=== Data excerpt ===

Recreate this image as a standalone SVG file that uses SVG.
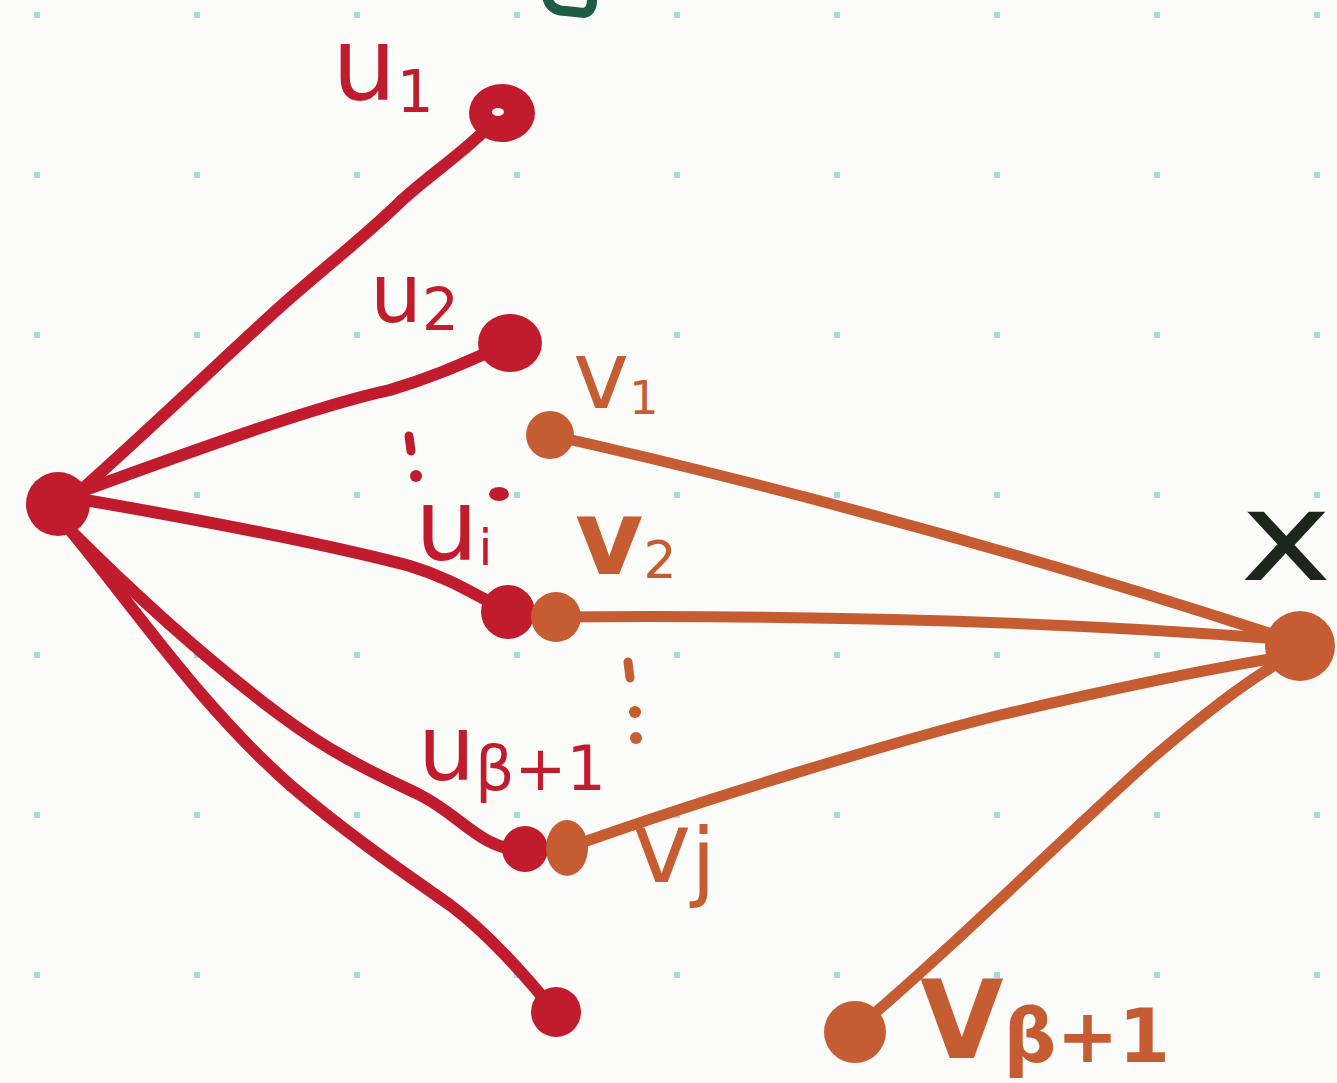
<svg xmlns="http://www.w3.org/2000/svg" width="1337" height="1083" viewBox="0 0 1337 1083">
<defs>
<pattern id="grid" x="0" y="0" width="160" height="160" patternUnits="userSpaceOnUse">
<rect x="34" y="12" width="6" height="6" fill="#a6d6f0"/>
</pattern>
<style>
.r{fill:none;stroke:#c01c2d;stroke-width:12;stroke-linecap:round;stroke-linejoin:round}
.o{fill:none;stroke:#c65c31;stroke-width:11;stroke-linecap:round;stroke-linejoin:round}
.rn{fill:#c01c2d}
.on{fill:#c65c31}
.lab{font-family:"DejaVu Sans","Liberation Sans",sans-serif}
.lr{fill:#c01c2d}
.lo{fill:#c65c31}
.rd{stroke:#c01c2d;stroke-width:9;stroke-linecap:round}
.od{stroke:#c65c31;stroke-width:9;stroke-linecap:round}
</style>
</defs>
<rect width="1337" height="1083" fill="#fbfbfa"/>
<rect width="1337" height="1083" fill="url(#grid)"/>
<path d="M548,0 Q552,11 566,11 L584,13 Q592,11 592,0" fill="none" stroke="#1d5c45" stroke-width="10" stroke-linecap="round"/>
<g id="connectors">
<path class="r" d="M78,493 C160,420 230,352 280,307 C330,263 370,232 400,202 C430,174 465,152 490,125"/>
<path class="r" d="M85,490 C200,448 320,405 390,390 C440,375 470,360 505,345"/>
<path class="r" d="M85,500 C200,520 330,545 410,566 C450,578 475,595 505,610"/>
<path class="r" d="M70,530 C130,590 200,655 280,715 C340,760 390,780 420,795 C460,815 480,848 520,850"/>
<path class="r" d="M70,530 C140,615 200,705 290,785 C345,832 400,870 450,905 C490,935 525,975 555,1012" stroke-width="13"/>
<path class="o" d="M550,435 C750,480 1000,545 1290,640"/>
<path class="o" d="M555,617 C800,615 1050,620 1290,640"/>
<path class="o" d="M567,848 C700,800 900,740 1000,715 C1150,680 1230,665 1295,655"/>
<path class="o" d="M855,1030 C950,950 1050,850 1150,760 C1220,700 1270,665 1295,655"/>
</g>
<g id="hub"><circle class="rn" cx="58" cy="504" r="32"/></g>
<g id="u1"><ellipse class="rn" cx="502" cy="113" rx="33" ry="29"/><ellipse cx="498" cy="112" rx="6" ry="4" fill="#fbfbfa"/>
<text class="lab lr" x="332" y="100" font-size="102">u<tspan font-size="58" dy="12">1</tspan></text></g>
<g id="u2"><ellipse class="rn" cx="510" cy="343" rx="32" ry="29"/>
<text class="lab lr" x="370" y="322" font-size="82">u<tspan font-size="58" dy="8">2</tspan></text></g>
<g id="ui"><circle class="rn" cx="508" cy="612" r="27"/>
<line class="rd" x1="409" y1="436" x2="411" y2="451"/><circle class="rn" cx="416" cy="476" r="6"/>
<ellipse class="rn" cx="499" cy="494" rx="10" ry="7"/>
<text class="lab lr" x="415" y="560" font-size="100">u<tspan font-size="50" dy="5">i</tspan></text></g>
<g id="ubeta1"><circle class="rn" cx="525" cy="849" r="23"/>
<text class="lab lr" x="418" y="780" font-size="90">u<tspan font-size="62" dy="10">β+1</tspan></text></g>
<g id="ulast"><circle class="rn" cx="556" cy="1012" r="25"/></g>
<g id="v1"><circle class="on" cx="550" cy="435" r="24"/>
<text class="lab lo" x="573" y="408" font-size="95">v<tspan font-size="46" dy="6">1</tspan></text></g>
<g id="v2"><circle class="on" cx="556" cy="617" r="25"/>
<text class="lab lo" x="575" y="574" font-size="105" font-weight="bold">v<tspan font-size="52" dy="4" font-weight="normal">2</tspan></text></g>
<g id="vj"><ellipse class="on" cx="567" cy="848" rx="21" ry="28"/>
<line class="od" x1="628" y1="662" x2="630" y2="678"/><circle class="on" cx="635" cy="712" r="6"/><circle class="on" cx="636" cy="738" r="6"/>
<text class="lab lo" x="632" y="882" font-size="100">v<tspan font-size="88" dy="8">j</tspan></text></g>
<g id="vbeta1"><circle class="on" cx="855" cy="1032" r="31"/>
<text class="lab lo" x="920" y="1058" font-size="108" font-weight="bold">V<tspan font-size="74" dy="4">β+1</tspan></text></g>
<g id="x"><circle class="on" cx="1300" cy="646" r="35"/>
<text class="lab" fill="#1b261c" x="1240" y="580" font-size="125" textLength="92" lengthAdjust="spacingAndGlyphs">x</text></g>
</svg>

===

### [Aim]
Write the listing above out again exactly, dropping each image.

### [Exercise solution]
Recreate this image as a standalone SVG file that uses SVG.
<svg xmlns="http://www.w3.org/2000/svg" width="1337" height="1083" viewBox="0 0 1337 1083">
<defs>
<pattern id="grid" x="0" y="0" width="160" height="160" patternUnits="userSpaceOnUse">
<rect x="34" y="12" width="6" height="6" fill="#a6d6f0"/>
</pattern>
<style>
.r{fill:none;stroke:#c01c2d;stroke-width:12;stroke-linecap:round;stroke-linejoin:round}
.o{fill:none;stroke:#c65c31;stroke-width:11;stroke-linecap:round;stroke-linejoin:round}
.rn{fill:#c01c2d}
.on{fill:#c65c31}
.lab{font-family:"DejaVu Sans","Liberation Sans",sans-serif}
.lr{fill:#c01c2d}
.lo{fill:#c65c31}
.rd{stroke:#c01c2d;stroke-width:9;stroke-linecap:round}
.od{stroke:#c65c31;stroke-width:9;stroke-linecap:round}
</style>
</defs>
<rect width="1337" height="1083" fill="#fbfbfa"/>
<rect width="1337" height="1083" fill="url(#grid)"/>
<path d="M548,0 Q552,11 566,11 L584,13 Q592,11 592,0" fill="none" stroke="#1d5c45" stroke-width="10" stroke-linecap="round"/>
<g id="connectors">
<path class="r" d="M78,493 C160,420 230,352 280,307 C330,263 370,232 400,202 C430,174 465,152 490,125"/>
<path class="r" d="M85,490 C200,448 320,405 390,390 C440,375 470,360 505,345"/>
<path class="r" d="M85,500 C200,520 330,545 410,566 C450,578 475,595 505,610"/>
<path class="r" d="M70,530 C130,590 200,655 280,715 C340,760 390,780 420,795 C460,815 480,848 520,850"/>
<path class="r" d="M70,530 C140,615 200,705 290,785 C345,832 400,870 450,905 C490,935 525,975 555,1012" stroke-width="13"/>
<path class="o" d="M550,435 C750,480 1000,545 1290,640"/>
<path class="o" d="M555,617 C800,615 1050,620 1290,640"/>
<path class="o" d="M567,848 C700,800 900,740 1000,715 C1150,680 1230,665 1295,655"/>
<path class="o" d="M855,1030 C950,950 1050,850 1150,760 C1220,700 1270,665 1295,655"/>
</g>
<g id="hub"><circle class="rn" cx="58" cy="504" r="32"/></g>
<g id="u1"><ellipse class="rn" cx="502" cy="113" rx="33" ry="29"/><ellipse cx="498" cy="112" rx="6" ry="4" fill="#fbfbfa"/>
<text class="lab lr" x="332" y="100" font-size="102">u<tspan font-size="58" dy="12">1</tspan></text></g>
<g id="u2"><ellipse class="rn" cx="510" cy="343" rx="32" ry="29"/>
<text class="lab lr" x="370" y="322" font-size="82">u<tspan font-size="58" dy="8">2</tspan></text></g>
<g id="ui"><circle class="rn" cx="508" cy="612" r="27"/>
<line class="rd" x1="409" y1="436" x2="411" y2="451"/><circle class="rn" cx="416" cy="476" r="6"/>
<ellipse class="rn" cx="499" cy="494" rx="10" ry="7"/>
<text class="lab lr" x="415" y="560" font-size="100">u<tspan font-size="50" dy="5">i</tspan></text></g>
<g id="ubeta1"><circle class="rn" cx="525" cy="849" r="23"/>
<text class="lab lr" x="418" y="780" font-size="90">u<tspan font-size="62" dy="10">β+1</tspan></text></g>
<g id="ulast"><circle class="rn" cx="556" cy="1012" r="25"/></g>
<g id="v1"><circle class="on" cx="550" cy="435" r="24"/>
<text class="lab lo" x="573" y="408" font-size="95">v<tspan font-size="46" dy="6">1</tspan></text></g>
<g id="v2"><circle class="on" cx="556" cy="617" r="25"/>
<text class="lab lo" x="575" y="574" font-size="105" font-weight="bold">v<tspan font-size="52" dy="4" font-weight="normal">2</tspan></text></g>
<g id="vj"><ellipse class="on" cx="567" cy="848" rx="21" ry="28"/>
<line class="od" x1="628" y1="662" x2="630" y2="678"/><circle class="on" cx="635" cy="712" r="6"/><circle class="on" cx="636" cy="738" r="6"/>
<text class="lab lo" x="632" y="882" font-size="100">v<tspan font-size="88" dy="8">j</tspan></text></g>
<g id="vbeta1"><circle class="on" cx="855" cy="1032" r="31"/>
<text class="lab lo" x="920" y="1058" font-size="108" font-weight="bold">V<tspan font-size="74" dy="4">β+1</tspan></text></g>
<g id="x"><circle class="on" cx="1300" cy="646" r="35"/>
<text class="lab" fill="#1b261c" x="1240" y="580" font-size="125" textLength="92" lengthAdjust="spacingAndGlyphs">x</text></g>
</svg>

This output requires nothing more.